* **WHAT THE TASK REQUIRES**:
Take the material below and extract the lines from the one with "Convert this chart to Chart.js code." through the one with "const yTicks = [0, 20, 40, 60, 80, 100, 120];", word for word, without pictures.

* **PROVIDED DATA**:
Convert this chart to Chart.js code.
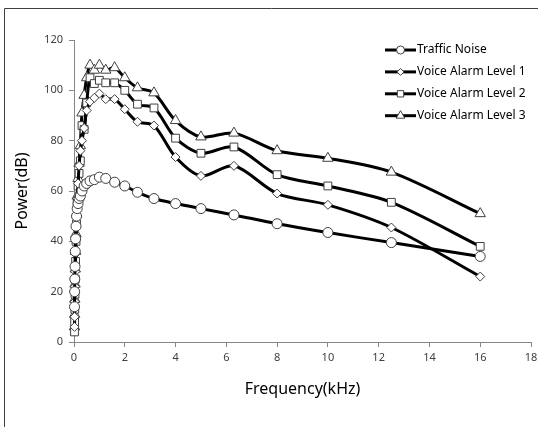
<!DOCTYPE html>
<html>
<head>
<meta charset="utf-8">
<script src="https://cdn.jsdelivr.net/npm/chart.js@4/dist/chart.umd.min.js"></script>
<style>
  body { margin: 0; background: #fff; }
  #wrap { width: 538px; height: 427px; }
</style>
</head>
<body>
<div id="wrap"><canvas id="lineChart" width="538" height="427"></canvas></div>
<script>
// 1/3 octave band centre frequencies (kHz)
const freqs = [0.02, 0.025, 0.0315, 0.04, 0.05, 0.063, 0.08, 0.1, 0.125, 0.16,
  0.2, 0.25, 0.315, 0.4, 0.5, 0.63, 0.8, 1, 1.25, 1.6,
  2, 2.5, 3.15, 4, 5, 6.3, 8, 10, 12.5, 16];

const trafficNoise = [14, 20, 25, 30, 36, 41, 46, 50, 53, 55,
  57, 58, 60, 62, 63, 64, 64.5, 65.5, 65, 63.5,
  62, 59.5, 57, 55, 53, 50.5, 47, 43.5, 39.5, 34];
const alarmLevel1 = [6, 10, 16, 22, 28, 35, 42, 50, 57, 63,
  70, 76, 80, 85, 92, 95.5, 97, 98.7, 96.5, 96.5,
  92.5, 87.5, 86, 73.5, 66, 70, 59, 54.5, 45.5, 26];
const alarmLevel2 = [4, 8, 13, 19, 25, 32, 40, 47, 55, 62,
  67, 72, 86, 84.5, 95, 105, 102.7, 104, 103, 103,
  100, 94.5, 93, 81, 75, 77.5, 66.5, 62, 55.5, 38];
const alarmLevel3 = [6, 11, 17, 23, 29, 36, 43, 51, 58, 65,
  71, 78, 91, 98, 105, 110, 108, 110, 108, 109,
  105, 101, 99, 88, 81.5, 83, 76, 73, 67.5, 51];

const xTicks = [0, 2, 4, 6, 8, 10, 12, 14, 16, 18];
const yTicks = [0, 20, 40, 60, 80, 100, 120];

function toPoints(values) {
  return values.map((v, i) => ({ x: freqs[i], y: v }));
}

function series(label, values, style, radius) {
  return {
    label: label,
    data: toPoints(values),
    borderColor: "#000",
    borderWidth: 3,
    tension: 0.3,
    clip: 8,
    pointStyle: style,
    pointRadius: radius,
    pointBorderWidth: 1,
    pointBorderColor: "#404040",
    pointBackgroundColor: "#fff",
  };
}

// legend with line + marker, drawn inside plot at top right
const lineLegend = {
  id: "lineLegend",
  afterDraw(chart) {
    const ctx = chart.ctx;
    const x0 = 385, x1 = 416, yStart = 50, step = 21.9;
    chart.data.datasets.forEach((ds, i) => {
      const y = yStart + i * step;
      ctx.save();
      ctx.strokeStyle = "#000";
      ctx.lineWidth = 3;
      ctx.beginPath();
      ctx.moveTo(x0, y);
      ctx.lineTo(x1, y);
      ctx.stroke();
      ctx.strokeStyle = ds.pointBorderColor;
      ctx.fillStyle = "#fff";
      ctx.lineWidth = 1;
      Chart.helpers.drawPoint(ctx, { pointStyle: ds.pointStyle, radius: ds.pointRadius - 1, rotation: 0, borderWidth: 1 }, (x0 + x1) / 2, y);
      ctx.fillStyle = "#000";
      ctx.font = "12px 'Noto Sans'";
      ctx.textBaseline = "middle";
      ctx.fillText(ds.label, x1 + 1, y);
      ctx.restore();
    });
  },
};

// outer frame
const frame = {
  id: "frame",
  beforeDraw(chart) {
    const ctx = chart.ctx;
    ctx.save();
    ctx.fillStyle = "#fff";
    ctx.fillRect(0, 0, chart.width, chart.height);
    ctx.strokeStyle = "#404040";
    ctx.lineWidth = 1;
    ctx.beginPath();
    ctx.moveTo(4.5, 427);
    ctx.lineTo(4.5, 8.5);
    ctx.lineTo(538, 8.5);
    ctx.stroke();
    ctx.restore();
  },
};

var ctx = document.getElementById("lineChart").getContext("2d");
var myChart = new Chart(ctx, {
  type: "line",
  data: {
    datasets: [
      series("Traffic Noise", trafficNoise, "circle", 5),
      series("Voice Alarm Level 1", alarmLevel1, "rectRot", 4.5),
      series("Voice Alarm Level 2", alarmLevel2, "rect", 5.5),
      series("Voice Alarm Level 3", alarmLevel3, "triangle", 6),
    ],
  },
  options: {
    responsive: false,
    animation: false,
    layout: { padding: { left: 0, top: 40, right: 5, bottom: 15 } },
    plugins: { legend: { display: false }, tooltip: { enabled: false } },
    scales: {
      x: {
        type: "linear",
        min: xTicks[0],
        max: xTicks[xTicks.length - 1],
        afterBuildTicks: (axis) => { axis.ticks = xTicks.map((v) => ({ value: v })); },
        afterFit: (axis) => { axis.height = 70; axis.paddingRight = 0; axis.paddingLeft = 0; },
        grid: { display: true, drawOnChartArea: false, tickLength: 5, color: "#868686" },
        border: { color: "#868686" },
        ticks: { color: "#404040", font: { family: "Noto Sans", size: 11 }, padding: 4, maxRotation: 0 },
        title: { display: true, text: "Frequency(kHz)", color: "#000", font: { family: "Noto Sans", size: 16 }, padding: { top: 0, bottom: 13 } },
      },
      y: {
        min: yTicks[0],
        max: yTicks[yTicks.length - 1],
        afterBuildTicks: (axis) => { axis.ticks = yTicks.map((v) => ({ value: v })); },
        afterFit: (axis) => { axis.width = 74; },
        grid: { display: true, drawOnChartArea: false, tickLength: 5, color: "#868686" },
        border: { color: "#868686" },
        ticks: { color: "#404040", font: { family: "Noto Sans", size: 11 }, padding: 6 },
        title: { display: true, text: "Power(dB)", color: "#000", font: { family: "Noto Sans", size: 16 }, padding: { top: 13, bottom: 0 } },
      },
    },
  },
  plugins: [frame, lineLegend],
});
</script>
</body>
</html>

* * *

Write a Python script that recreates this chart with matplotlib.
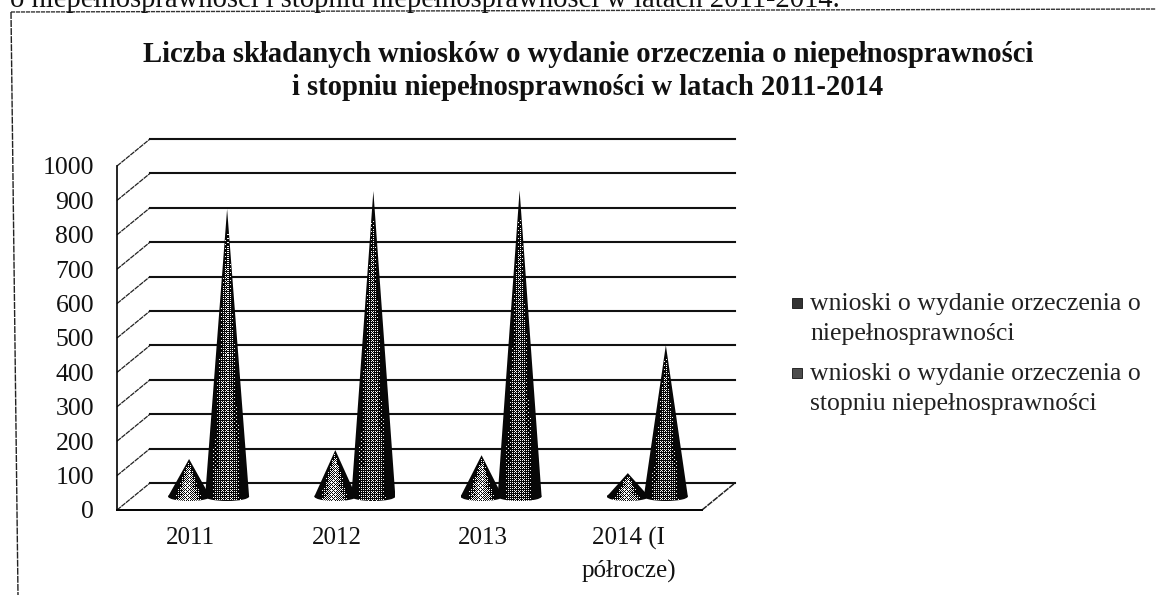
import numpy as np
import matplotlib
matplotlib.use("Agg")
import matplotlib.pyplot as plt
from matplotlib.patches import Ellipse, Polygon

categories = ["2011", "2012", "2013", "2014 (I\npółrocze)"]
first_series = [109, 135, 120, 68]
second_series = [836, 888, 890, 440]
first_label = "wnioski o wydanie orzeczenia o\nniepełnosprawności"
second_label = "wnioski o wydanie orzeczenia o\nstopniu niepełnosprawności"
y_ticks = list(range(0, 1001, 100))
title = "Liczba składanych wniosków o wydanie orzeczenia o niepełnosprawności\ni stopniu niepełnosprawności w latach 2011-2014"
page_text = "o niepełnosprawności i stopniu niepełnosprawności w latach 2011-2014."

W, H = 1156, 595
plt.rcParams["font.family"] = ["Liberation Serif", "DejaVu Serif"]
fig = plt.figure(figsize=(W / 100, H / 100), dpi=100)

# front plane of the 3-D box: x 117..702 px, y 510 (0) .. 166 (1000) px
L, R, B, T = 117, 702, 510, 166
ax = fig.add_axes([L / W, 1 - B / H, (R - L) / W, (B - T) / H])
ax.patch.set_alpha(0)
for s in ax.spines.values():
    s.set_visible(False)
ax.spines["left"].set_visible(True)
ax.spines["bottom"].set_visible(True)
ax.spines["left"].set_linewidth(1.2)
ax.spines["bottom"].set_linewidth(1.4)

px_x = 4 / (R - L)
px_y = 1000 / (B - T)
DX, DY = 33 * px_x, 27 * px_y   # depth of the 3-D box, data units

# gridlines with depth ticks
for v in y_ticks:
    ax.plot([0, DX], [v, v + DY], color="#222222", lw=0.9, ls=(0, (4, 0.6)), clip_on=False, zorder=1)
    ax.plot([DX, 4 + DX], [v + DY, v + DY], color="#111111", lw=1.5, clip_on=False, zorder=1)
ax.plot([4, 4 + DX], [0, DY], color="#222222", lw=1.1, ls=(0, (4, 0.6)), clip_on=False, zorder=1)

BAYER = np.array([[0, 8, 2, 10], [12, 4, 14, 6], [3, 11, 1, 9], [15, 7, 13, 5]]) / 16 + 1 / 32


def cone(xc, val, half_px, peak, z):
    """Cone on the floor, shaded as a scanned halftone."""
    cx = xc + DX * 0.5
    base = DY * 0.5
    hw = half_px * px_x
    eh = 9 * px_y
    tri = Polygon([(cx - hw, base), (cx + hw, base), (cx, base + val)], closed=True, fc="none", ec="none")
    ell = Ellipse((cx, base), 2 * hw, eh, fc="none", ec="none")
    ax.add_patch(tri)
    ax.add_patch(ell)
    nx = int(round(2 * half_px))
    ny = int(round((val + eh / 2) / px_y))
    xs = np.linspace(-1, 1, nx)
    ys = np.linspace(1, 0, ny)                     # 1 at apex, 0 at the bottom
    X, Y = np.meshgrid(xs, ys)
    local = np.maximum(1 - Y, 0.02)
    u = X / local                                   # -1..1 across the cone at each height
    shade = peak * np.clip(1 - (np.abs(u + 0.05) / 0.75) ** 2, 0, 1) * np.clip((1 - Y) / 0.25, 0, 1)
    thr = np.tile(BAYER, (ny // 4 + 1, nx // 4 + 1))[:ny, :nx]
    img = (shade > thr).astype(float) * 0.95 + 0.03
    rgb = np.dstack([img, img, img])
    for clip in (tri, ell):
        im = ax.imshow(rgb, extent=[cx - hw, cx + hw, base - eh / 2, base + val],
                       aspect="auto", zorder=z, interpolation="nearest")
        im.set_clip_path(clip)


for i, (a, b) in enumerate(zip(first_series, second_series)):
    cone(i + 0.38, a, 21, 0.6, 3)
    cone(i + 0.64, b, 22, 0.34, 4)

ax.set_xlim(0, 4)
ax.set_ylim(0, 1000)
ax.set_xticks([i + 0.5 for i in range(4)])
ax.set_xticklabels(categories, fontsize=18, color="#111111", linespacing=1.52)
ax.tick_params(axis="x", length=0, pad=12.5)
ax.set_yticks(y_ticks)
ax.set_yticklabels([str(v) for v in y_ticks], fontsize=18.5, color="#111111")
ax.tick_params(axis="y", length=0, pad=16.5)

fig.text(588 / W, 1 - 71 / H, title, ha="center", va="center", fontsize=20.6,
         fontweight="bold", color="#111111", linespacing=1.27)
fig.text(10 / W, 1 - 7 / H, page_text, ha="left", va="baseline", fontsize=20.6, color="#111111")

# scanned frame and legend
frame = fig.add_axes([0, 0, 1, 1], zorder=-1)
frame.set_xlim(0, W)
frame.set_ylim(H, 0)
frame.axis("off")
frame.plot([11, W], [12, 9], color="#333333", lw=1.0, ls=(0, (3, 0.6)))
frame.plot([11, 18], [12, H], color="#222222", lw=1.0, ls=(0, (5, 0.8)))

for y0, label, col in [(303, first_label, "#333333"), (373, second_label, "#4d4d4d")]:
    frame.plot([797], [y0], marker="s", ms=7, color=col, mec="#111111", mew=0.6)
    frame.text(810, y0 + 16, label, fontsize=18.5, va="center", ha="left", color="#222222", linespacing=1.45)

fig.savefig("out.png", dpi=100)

* * *

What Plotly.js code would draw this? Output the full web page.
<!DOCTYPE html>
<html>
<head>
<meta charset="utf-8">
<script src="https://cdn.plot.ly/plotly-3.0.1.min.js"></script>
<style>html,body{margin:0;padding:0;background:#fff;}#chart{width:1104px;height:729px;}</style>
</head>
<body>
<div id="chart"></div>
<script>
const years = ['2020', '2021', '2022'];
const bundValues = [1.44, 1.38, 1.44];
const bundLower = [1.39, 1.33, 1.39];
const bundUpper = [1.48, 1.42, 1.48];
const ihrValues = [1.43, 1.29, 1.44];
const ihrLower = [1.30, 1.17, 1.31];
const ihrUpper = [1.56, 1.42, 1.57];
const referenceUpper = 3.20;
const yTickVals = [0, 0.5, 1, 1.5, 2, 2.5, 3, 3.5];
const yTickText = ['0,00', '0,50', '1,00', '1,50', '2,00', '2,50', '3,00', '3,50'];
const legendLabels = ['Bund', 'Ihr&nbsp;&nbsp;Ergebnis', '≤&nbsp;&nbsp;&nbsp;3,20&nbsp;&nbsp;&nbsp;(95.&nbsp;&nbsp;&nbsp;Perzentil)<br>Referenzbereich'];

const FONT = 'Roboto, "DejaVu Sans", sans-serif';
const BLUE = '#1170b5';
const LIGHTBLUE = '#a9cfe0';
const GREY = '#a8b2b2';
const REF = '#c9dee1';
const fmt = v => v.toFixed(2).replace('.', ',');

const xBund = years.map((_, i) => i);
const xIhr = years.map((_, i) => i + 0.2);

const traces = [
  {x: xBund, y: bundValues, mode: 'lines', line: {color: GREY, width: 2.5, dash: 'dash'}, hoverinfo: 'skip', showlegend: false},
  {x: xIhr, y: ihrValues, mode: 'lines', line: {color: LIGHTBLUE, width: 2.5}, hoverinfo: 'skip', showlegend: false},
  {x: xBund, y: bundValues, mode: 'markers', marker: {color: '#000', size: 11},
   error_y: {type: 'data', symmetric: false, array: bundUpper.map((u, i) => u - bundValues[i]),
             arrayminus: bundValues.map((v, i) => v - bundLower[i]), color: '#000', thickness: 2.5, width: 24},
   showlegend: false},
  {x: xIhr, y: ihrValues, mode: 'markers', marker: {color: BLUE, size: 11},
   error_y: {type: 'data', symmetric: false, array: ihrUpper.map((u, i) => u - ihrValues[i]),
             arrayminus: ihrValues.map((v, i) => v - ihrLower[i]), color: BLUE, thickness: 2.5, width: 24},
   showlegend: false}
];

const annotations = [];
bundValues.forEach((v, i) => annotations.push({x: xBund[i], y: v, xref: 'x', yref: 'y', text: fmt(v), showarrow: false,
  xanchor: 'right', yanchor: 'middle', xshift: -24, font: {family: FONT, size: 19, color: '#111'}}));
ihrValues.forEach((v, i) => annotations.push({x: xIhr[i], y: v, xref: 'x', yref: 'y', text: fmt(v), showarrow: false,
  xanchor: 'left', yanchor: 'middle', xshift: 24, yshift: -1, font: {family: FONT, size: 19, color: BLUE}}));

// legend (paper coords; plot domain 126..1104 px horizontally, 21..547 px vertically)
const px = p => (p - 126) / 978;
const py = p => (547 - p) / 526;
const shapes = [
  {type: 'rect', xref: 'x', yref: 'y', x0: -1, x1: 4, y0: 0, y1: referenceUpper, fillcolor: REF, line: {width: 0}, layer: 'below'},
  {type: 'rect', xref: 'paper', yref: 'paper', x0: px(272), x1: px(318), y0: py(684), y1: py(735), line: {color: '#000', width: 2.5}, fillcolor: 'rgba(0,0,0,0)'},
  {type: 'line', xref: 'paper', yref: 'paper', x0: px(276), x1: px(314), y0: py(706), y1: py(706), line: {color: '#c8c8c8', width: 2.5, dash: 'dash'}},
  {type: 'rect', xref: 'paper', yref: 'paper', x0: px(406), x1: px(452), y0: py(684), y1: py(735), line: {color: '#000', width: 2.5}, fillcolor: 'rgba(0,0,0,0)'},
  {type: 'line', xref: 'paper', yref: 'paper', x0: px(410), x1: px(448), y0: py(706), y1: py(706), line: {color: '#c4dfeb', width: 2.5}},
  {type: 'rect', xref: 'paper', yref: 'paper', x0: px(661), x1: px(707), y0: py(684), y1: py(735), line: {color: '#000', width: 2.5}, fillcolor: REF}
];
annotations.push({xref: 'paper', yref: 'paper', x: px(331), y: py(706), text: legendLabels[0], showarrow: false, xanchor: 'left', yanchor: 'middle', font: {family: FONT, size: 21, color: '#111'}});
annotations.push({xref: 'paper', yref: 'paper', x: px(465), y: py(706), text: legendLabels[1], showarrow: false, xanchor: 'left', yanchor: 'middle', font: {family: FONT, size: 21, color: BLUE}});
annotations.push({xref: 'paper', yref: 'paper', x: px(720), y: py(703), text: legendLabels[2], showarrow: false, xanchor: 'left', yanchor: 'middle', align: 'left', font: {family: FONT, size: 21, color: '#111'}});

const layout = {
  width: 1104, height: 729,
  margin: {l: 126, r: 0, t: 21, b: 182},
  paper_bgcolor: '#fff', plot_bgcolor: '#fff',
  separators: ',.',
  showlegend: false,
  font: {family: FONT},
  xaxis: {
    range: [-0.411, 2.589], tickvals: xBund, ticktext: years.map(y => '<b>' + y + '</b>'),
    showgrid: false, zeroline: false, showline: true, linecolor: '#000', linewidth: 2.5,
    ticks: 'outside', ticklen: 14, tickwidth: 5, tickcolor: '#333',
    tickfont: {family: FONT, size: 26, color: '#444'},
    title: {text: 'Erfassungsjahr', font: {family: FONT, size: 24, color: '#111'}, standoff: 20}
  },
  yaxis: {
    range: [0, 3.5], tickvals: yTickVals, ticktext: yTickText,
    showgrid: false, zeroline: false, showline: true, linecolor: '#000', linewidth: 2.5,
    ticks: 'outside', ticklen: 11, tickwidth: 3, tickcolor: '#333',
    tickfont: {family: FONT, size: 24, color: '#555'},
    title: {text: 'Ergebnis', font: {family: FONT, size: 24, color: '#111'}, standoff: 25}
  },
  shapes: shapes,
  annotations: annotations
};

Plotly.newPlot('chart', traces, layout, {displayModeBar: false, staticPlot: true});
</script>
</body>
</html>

* **REPLY**:
Convert this chart to Chart.js code.
<!DOCTYPE html>
<html>
<head>
<meta charset="utf-8">
<script src="https://cdn.jsdelivr.net/npm/chart.js@4/dist/chart.umd.min.js"></script>
<style>
  body { margin: 0; background: #fff; }
  #wrap { width: 538px; height: 427px; }
</style>
</head>
<body>
<div id="wrap"><canvas id="lineChart" width="538" height="427"></canvas></div>
<script>
// 1/3 octave band centre frequencies (kHz)
const freqs = [0.02, 0.025, 0.0315, 0.04, 0.05, 0.063, 0.08, 0.1, 0.125, 0.16,
  0.2, 0.25, 0.315, 0.4, 0.5, 0.63, 0.8, 1, 1.25, 1.6,
  2, 2.5, 3.15, 4, 5, 6.3, 8, 10, 12.5, 16];

const trafficNoise = [14, 20, 25, 30, 36, 41, 46, 50, 53, 55,
  57, 58, 60, 62, 63, 64, 64.5, 65.5, 65, 63.5,
  62, 59.5, 57, 55, 53, 50.5, 47, 43.5, 39.5, 34];
const alarmLevel1 = [6, 10, 16, 22, 28, 35, 42, 50, 57, 63,
  70, 76, 80, 85, 92, 95.5, 97, 98.7, 96.5, 96.5,
  92.5, 87.5, 86, 73.5, 66, 70, 59, 54.5, 45.5, 26];
const alarmLevel2 = [4, 8, 13, 19, 25, 32, 40, 47, 55, 62,
  67, 72, 86, 84.5, 95, 105, 102.7, 104, 103, 103,
  100, 94.5, 93, 81, 75, 77.5, 66.5, 62, 55.5, 38];
const alarmLevel3 = [6, 11, 17, 23, 29, 36, 43, 51, 58, 65,
  71, 78, 91, 98, 105, 110, 108, 110, 108, 109,
  105, 101, 99, 88, 81.5, 83, 76, 73, 67.5, 51];

const xTicks = [0, 2, 4, 6, 8, 10, 12, 14, 16, 18];
const yTicks = [0, 20, 40, 60, 80, 100, 120];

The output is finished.